> **Task directions**: Retype the opening lines of the listing below, ending with the line that contains "(\n.north) |- (bus);", and leave out any pictures.

> **Material**:
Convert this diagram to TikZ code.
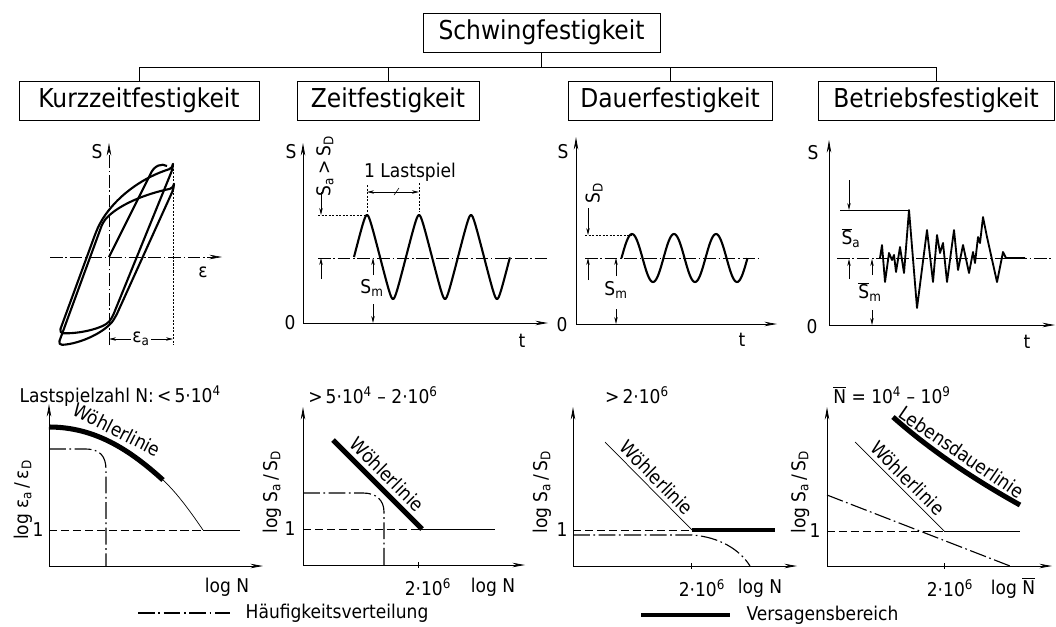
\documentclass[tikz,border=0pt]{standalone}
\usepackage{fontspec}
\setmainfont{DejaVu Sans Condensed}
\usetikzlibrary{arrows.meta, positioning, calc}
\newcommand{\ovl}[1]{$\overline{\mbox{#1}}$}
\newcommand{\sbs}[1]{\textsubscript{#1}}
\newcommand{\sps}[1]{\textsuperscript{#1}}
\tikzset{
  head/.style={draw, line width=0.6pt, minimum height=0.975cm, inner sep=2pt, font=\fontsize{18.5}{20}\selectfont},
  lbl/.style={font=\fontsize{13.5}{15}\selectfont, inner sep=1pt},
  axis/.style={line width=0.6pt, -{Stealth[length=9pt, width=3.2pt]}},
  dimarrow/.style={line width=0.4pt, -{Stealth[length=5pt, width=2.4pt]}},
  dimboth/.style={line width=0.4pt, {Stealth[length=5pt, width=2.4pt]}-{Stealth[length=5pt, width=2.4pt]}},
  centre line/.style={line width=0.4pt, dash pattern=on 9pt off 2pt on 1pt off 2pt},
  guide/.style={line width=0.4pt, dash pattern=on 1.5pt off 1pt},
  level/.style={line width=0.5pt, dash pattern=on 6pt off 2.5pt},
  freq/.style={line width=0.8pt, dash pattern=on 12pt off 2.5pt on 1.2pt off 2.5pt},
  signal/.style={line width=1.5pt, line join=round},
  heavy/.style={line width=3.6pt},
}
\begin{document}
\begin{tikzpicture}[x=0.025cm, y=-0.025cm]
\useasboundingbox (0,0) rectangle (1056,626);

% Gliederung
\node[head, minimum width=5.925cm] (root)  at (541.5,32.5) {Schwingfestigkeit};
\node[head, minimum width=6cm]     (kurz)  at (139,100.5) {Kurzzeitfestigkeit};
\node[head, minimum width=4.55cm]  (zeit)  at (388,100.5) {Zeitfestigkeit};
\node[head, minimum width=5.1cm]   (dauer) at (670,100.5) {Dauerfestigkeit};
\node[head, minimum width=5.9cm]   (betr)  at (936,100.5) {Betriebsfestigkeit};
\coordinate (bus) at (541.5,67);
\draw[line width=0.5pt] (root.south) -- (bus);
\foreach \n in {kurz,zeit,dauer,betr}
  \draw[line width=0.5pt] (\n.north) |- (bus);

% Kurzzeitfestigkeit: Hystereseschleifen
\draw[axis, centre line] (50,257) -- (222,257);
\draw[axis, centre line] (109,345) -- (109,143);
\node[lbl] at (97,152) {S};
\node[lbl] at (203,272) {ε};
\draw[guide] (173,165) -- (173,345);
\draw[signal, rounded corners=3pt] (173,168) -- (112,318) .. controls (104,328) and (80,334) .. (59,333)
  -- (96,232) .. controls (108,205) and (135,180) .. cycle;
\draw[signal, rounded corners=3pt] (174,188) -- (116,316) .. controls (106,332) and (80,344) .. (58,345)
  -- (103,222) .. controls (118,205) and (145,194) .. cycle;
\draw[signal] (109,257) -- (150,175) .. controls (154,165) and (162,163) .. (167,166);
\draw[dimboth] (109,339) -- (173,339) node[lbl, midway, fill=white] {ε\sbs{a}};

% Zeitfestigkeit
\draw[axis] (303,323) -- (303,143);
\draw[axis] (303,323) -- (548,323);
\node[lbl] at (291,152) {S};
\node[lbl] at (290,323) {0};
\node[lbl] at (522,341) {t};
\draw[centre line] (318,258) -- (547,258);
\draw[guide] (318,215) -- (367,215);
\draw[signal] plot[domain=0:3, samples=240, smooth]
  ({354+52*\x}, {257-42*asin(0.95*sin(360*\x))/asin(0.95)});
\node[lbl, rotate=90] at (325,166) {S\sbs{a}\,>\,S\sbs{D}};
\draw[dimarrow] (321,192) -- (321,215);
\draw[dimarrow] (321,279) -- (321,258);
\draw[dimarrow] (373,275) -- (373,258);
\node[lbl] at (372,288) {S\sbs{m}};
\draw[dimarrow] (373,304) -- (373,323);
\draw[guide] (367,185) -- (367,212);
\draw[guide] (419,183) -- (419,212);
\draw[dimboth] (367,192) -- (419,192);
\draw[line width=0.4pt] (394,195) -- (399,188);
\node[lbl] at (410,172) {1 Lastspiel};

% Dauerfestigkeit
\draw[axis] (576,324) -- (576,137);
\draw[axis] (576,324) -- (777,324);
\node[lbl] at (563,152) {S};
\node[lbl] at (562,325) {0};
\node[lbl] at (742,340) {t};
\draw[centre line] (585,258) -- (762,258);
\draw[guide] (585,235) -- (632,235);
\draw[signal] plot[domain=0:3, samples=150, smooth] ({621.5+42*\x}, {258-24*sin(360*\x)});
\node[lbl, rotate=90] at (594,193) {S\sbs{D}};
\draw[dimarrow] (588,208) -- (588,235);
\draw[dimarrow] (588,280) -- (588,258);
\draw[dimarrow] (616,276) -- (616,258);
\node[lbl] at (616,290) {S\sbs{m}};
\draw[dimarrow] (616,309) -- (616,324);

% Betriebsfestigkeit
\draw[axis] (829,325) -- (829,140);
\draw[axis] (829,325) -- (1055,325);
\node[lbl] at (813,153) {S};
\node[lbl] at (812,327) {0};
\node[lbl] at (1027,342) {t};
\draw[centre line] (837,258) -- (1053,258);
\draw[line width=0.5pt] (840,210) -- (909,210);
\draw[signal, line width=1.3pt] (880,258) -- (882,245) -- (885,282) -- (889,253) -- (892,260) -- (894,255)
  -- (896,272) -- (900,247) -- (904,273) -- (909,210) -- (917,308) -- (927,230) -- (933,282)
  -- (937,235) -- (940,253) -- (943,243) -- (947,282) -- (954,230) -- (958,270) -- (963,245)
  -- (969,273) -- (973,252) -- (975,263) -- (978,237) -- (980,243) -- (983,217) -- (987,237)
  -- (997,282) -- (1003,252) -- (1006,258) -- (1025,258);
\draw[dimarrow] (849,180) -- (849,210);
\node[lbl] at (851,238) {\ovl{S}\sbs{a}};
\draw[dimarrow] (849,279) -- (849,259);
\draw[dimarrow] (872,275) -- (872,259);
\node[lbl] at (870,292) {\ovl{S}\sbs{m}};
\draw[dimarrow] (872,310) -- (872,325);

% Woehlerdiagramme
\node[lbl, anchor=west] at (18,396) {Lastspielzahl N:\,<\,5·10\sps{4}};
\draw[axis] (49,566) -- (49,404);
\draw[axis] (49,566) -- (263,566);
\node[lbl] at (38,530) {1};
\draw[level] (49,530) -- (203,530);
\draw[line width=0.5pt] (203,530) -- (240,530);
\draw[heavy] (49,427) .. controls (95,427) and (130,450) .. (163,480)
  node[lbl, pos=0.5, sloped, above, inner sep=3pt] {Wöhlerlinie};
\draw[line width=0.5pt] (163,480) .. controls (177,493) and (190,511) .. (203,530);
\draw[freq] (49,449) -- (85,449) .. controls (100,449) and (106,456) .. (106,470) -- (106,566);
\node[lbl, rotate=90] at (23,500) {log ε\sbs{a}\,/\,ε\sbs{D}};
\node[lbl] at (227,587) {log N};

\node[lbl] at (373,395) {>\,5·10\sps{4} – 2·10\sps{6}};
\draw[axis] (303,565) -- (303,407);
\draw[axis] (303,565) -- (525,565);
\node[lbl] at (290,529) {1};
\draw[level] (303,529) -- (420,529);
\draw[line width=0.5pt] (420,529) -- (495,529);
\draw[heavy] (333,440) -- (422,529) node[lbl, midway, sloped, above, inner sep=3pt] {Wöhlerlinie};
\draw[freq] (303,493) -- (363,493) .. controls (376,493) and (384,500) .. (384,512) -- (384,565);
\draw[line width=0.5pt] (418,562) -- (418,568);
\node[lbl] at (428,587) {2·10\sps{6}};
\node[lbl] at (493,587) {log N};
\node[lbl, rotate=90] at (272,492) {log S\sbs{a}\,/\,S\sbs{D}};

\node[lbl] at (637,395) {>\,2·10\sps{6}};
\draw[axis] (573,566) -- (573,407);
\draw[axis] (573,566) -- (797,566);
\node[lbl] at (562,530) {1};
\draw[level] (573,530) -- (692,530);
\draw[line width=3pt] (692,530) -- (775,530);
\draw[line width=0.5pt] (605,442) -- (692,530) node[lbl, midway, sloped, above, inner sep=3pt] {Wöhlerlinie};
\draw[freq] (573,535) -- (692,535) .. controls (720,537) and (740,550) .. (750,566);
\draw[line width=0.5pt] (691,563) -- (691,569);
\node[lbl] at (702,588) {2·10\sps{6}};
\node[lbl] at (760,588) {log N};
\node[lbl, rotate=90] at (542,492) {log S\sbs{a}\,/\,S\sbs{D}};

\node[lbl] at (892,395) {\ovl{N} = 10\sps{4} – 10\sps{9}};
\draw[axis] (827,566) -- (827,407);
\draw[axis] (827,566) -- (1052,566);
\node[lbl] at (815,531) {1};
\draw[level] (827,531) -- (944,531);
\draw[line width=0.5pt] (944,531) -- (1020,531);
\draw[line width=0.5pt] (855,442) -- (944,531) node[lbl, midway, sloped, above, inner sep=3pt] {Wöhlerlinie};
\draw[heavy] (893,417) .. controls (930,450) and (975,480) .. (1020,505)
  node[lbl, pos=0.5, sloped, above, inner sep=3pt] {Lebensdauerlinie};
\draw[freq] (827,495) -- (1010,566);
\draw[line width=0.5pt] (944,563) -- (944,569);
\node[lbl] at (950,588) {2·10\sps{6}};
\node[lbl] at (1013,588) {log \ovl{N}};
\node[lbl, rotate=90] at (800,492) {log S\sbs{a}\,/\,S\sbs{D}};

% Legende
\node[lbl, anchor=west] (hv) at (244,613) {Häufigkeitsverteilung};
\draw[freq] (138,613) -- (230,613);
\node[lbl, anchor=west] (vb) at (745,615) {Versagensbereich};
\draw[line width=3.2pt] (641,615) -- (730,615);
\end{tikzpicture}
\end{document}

> **Result of the task**:
Convert this diagram to TikZ code.
\documentclass[tikz,border=0pt]{standalone}
\usepackage{fontspec}
\setmainfont{DejaVu Sans Condensed}
\usetikzlibrary{arrows.meta, positioning, calc}
\newcommand{\ovl}[1]{$\overline{\mbox{#1}}$}
\newcommand{\sbs}[1]{\textsubscript{#1}}
\newcommand{\sps}[1]{\textsuperscript{#1}}
\tikzset{
  head/.style={draw, line width=0.6pt, minimum height=0.975cm, inner sep=2pt, font=\fontsize{18.5}{20}\selectfont},
  lbl/.style={font=\fontsize{13.5}{15}\selectfont, inner sep=1pt},
  axis/.style={line width=0.6pt, -{Stealth[length=9pt, width=3.2pt]}},
  dimarrow/.style={line width=0.4pt, -{Stealth[length=5pt, width=2.4pt]}},
  dimboth/.style={line width=0.4pt, {Stealth[length=5pt, width=2.4pt]}-{Stealth[length=5pt, width=2.4pt]}},
  centre line/.style={line width=0.4pt, dash pattern=on 9pt off 2pt on 1pt off 2pt},
  guide/.style={line width=0.4pt, dash pattern=on 1.5pt off 1pt},
  level/.style={line width=0.5pt, dash pattern=on 6pt off 2.5pt},
  freq/.style={line width=0.8pt, dash pattern=on 12pt off 2.5pt on 1.2pt off 2.5pt},
  signal/.style={line width=1.5pt, line join=round},
  heavy/.style={line width=3.6pt},
}
\begin{document}
\begin{tikzpicture}[x=0.025cm, y=-0.025cm]
\useasboundingbox (0,0) rectangle (1056,626);

% Gliederung
\node[head, minimum width=5.925cm] (root)  at (541.5,32.5) {Schwingfestigkeit};
\node[head, minimum width=6cm]     (kurz)  at (139,100.5) {Kurzzeitfestigkeit};
\node[head, minimum width=4.55cm]  (zeit)  at (388,100.5) {Zeitfestigkeit};
\node[head, minimum width=5.1cm]   (dauer) at (670,100.5) {Dauerfestigkeit};
\node[head, minimum width=5.9cm]   (betr)  at (936,100.5) {Betriebsfestigkeit};
\coordinate (bus) at (541.5,67);
\draw[line width=0.5pt] (root.south) -- (bus);
\foreach \n in {kurz,zeit,dauer,betr}
  \draw[line width=0.5pt] (\n.north) |- (bus);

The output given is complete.